Al final del artículo pongo la fuente.
A JUNTA DO MOTOR (Por José Saramago)
Hace más de sesenta años que debería
saber conducir un automóvil. Conocía bien, en aquellos remotos tiempos,
el funcionamiento de tan generosas máquinas de trabajo y de paseo,
desmontaba y montaba motores, limpiaba carburadores, afinaba válvulas,
investigaba diferenciales y cajas de cambio, instalaba pastillas de
frenos, remendaba cámaras de aire pinchadas, en fin, bajo la precaria
protección de un mono azul que me defendía lo mejor que podía de las
manchas de aceite, efectué con razonable eficiencia casi todas las
operaciones por las que tiene que pasar un automóvil o un camión a
partir del momento en que entra en un taller para recuperar la salud,
tanto la mecánica como la eléctrica. Solo me faltaba sentarme tras un
volante para recibir del instructor las lecciones prácticas que
culminarían en el examen y en el soñado aprobado que me permitiría
ingresar en la orden social cada vez más numerosa de los automovilistas
con carnet. Sin embargo ese día maravilloso nunca llegó. No son sólo los
traumas infantiles los que condicionan e influyen en la edad adulta,
también los que se sufren en la adolescencia pueden tener consecuencias
desastrosas y, como en el presente caso sucedió, determinar de manera
radicalmente negativa la futura relación del traumatizado con algo tan
cotidiano y banal como es un vehículo automóvil. Tengo sólidas razones
para creer que soy el deplorable resultado de uno de esos traumas. Es
más: por muy paradójica que la afirmación le parezca a quien de las
íntimas conexiones entre las causas y los efectos simplemente tenga
ideas elementales, si en mis verdes años no hubiese trabajado como
mecánico en un taller de automóviles, hoy, probablemente, sabría
conducir un coche, sería un orgulloso transportador en lugar de un
humilde transportado.
Además de las
operaciones que he citado antes, y como parte obligatoria de algunas de
ellas, también substituía las juntas de los motores, esas finas placas
forradas de hoja de cobre sin las que sería imposible evitar las fugas
de la mezcla gaseosa de combustible y aire entre la cabeza del motor y
el bloque de los cilindros. (Si el lenguaje que estoy usando le parece
ridículamente arcaico a los entendidos en automóviles modernos, más
gobernados por computadores que por la cabeza de quien los conduce, la
culpa no es mía: hablo de lo que conocí, no de lo que desconozco, y
suerte que no me ponga a describir la estructura de las ruedas de los
carros de bueyes y la manera de uncir estos animales al yugo.

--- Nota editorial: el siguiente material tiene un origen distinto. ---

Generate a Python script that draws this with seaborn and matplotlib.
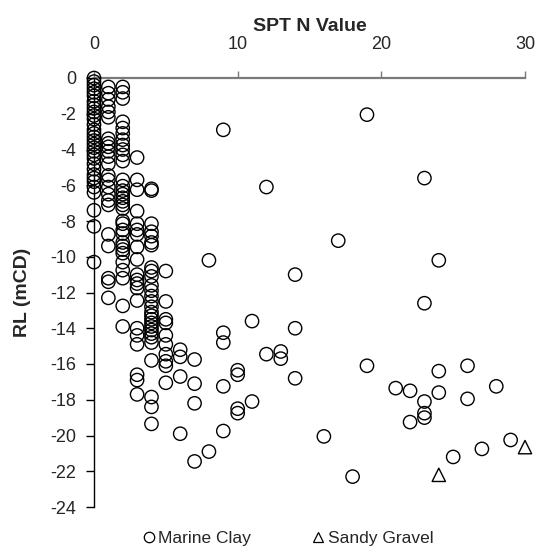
import matplotlib
matplotlib.use("Agg")
import matplotlib.pyplot as plt
from matplotlib.lines import Line2D
import seaborn as sns
import pandas as pd

# SPT N value readings (x) against reduced level in mCD (y)
clay_n = (
    [0] * 32 + [1] * 23 + [2] * 32 + [3] * 20 + [4] * 28 + [5] * 10
    + [6] * 4 + [7] * 4 + [8] * 2 + [9] * 5 + [10] * 4 + [11] * 2
    + [12] * 2 + [13] * 2 + [14] * 3 + [16] + [17] + [18] + [19] * 2
    + [21] + [22] * 2 + [23] * 5 + [24] * 3 + [25] + [26] * 2
    + [27] + [28] + [29]
)
clay_rl = [
    # N = 0
    0, -0.2, -0.4, -0.6, -0.8, -1.0, -1.3, -1.5, -1.7, -1.9, -2.1, -2.3,
    -2.6, -2.9, -3.1, -3.3, -3.5, -3.7, -3.9, -4.1, -4.3, -4.5, -4.8, -5.1,
    -5.4, -5.6, -5.8, -6.1, -6.4, -7.4, -8.3, -10.3,
    # N = 1
    -0.5, -0.85, -1.2, -1.6, -1.9, -2.2, -3.4, -3.65, -3.85, -4.1, -4.4,
    -4.8, -5.45, -5.7, -6.1, -6.5, -6.85, -7.1, -8.75, -9.4, -11.2, -11.4,
    -12.3,
    # N = 2
    -0.5, -0.8, -1.15, -2.45, -2.8, -3.1, -3.45, -3.75, -4.0, -4.3, -4.65,
    -5.7, -6.05, -6.3, -6.5, -6.7, -6.9, -7.1, -7.3, -8.0, -8.15, -8.5,
    -8.7, -9.2, -9.4, -9.6, -9.8, -10.3, -10.75, -11.2, -12.75, -13.9,
    # N = 3
    -4.45, -5.7, -6.25, -7.45, -8.15, -8.5, -8.75, -9.45, -10.15, -11.0,
    -11.3, -11.5, -11.75, -12.45, -14.0, -14.4, -14.9, -16.6, -16.9, -17.7,
    # N = 4
    -6.2, -6.3, -8.15, -8.6, -8.85, -9.2, -9.35, -10.6, -10.8, -11.1,
    -11.6, -11.9, -12.2, -12.5, -12.8, -13.1, -13.3, -13.5, -13.7, -13.9,
    -14.1, -14.3, -14.5, -14.8, -15.8, -17.85, -18.4, -19.35,
    # N = 5
    -10.8, -12.5, -13.5, -13.7, -14.4, -14.9, -15.45, -15.85, -16.1, -17.05,
    # N = 6 .. 14
    -15.2, -15.6, -16.7, -19.9,
    -15.75, -17.1, -18.2, -21.45,
    -10.2, -20.9,
    -2.9, -14.25, -14.8, -17.25, -19.75,
    -16.35, -16.6, -18.5, -18.75,
    -13.6, -18.1,
    -6.1, -15.45,
    -15.3, -15.7,
    -11.0, -14.0, -16.8,
    # N = 16 .. 29
    -20.05,
    -9.1,
    -22.3,
    -2.05, -16.1,
    -17.35,
    -17.5, -19.25,
    -5.6, -12.6, -18.1, -18.75, -19.0,
    -10.2, -16.4, -17.6,
    -21.2,
    -16.1, -17.95,
    -20.75,
    -17.25,
    -20.25,
]
gravel_n = [24, 30]
gravel_rl = [-22.2, -20.65]

x_ticks = [0, 10, 20, 30]
y_ticks = list(range(0, -25, -2))

clay = pd.DataFrame({"N": clay_n, "RL": clay_rl})
gravel = pd.DataFrame({"N": gravel_n, "RL": gravel_rl})

sns.set_style("white")
plt.rcParams["font.family"] = ["Liberation Sans", "DejaVu Sans"]

fig = plt.figure(figsize=(5.37, 5.49), dpi=100)
ax = fig.add_axes([94 / 537, 1 - 507 / 549, 431 / 537, 429 / 549])

common = dict(s=92, facecolor="none", edgecolor="black", linewidth=1.0,
              clip_on=False, zorder=3, legend=False)
sns.scatterplot(data=clay, x="N", y="RL", marker="o", ax=ax, **common)
sns.scatterplot(data=gravel, x="N", y="RL", marker="^", ax=ax, **common)

ax.set_xlim(0, 30)
ax.set_ylim(-24, 0)
ax.set_xticks(x_ticks)
ax.set_yticks(y_ticks)
ax.set_yticklabels([str(v) for v in y_ticks])

ax.xaxis.tick_top()
ax.xaxis.set_label_position("top")
ax.set_xlabel("SPT N Value", fontsize=14, fontweight="bold")
ax.set_ylabel("RL (mCD)", fontsize=14, fontweight="bold")
ax.xaxis.set_label_coords(0.5, 1 + (78 - 31) / 429)
ax.yaxis.set_label_coords(-(94 - 31) / 431, 0.5)

for side in ("right", "bottom"):
    ax.spines[side].set_visible(False)
ax.spines["top"].set_color("#7a7a7a")
ax.spines["top"].set_linewidth(1.6)
ax.spines["left"].set_color("black")
ax.spines["left"].set_linewidth(1.0)

ax.tick_params(axis="x", direction="out", length=5, width=1.0,
               color="#7a7a7a", labelsize=13, pad=13, top=True, bottom=False)
ax.tick_params(axis="y", direction="out", length=6, width=1.0,
               color="black", labelsize=13, pad=7, left=True)

handles = [
    Line2D([], [], marker="o", linestyle="none", markerfacecolor="none",
           markeredgecolor="black", markersize=7.5, markeredgewidth=0.9),
    Line2D([], [], marker="^", linestyle="none", markerfacecolor="none",
           markeredgecolor="black", markersize=7.5, markeredgewidth=0.9),
]
fig.legend(handles, ["Marine Clay", "Sandy Gravel"], loc="center",
           bbox_to_anchor=(287 / 537, 1 - 538 / 549), ncol=2, frameon=False,
           fontsize=12.5, handletextpad=0.1, columnspacing=3.4,
           handlelength=0.9)

fig.savefig("out.png", dpi=100)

Es materia
igualmente arcaica en la que también tuve alguna competencia). Pues
bien, un día, después de haber acabado el trabajo y colocado la junta en
su sitio, después de haber apretado con la fuerza de mis diecinueve
años las tuercas que sujetaban la cabeza del motor al bloque, me dispuse
a realizar la última fase de la operación, es decir, llenar de agua el
radiador. Desenrosqué pues el tapón y comencé a verter por la boca del
radiador el agua con que había llenado la vieja regadera que para ese y
otros efectos teníamos en el taller. Un radiador es un depósito, tiene
una capacidad limitada y no acepta ni un mililitro más que la cantidad
de agua que quepa. Agua que se siga echando es agua que transborda. No
obstante, algo extraño estaba pasando con ese radiador, el agua entraba,
entraba, y por más agua que se le metiese no la veía subir danzando
hasta la boca, que sería la señal de que estaba acabada la operación. El
agua que ya vertida por aquella insaciable garganta habría bastado para
satisfacer dos o tres radiadores de camión, y era como si nada. A veces
pienso que, sesenta y muchos años pasados, todavía hoy estaría
intentando llenar aquel tonel de las Danaides si de pronto no hubiera
notado un ruido de agua cayendo, como si dentro del taller hubiese una
pequeña cascada. Fui a ver. Por el tubo de escape del coche salía un
abultado chorro de agua que, poco a poco, ante mis ojos estupefactos,
fue disminuyendo de caudal hasta quedar reducido a unas últimas y
melancólicas gotas. ¿Qué había pasado? Colocaría mal la junta, cerraría
algo entre la cabeza del motor y el bloque que debería haber abierto, y,
mucho más grave, facilitaría pasos y comunicaciones donde no debería
haberlas. Nunca llegué a saber que vueltas tuvo que dar la pobre agua
para salir por el tubo de escape. Ni quiero que me lo digan ahora. Para
vergüenza ya tuve suficiente. Es posible que fuera en ese día cuando
comenzara a pensar en hacerme escritor. Es un oficio en el que somos al
mismo tiempo motor, agua, volante, cambios de marcha y tubo de escape.
Tal vez, al final, el trauma haya valido a pena.